WITH the Marcoses and their cronies after nearly 31 years winning their civil forfeiture case worth P102 billion in exemplary and moral damages, we are reminded of a fundamental rule for thieves in this country. Now learned and practiced to perfection by government officials and their cronies (that include drug lords) the must-do rule is to steal big, the bigger the better while biggest is best.

If caught (and most certainly you will be), it will take prosecutors years to gather the volumes of documentary evidence and herd the myriad witnesses needed to prove your guilt. It will, therefore, take years to try and resolve your case. That’s also how much time you can devote to wiping out the paper trail and making witnesses disappear.

(We cannot fail to take notice that the Marcoses and cronies won their civil forfeiture case because after 31 long years the prosecution, would you believe, failed to produce sufficient evidence to convict them.)

Also, if you steal big, scandalously big, you have more than enough financial resources to use as incentives to people who would help you hide, falsify or otherwise destroy documents harmful to your case. You will not be wanting of funds for witnesses to disappear for a sum of money or by force if necessary. You will have plenty more left to give prosecutors, judges, and other employees of the court offers they will be extremely tempted not to refuse.

Finally, if you steal big, you can afford the multimillion-peso cost of running for re-election or for a higher office. Once in office, you will surely steal some more, smart in the knowledge that in this country crime pays and money more than anything else is what wins elections.

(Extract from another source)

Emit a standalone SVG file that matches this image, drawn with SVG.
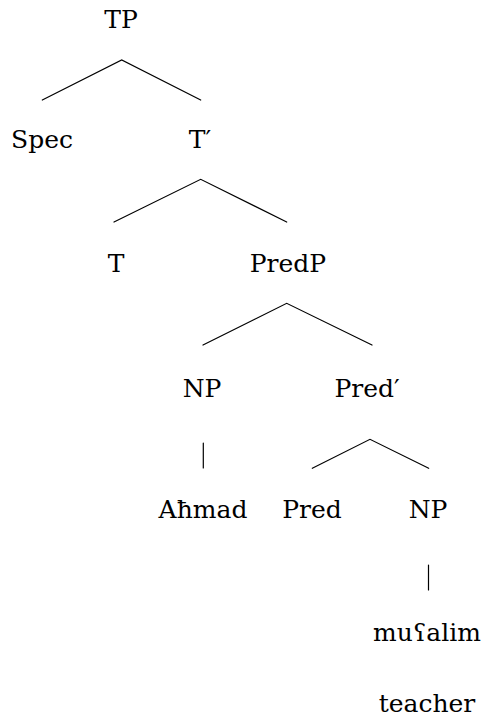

And while the trial of your case is ongoing, you can set up, or buy shares in, so many profitable investments, make legal money on stolen money and amass even bigger resources not only to win your case but to also live a luxurious life. Meanwhile, the people you stole from and whom you have somehow deprived of basic needs are living miserable lives.

That shouldn’t bother you though because you can always stifle your conscience (if you have one) by donating a hefty sum from your stolen money to your bishop’s or your parish priest’s favorite project, be it a Church or rectory building or the latter’s personal transport. This not only quiets your conscience it also zips the mouth of religious beneficiaries on your on-going case in court. Remember the Pajero bishops?

The Philippines is one country where big crime pays. Now, will the death penalty help deter these crimes? How, when it takes decades to try resource-rich big-time criminals who more often than not are acquitted for lack of sufficient evidence?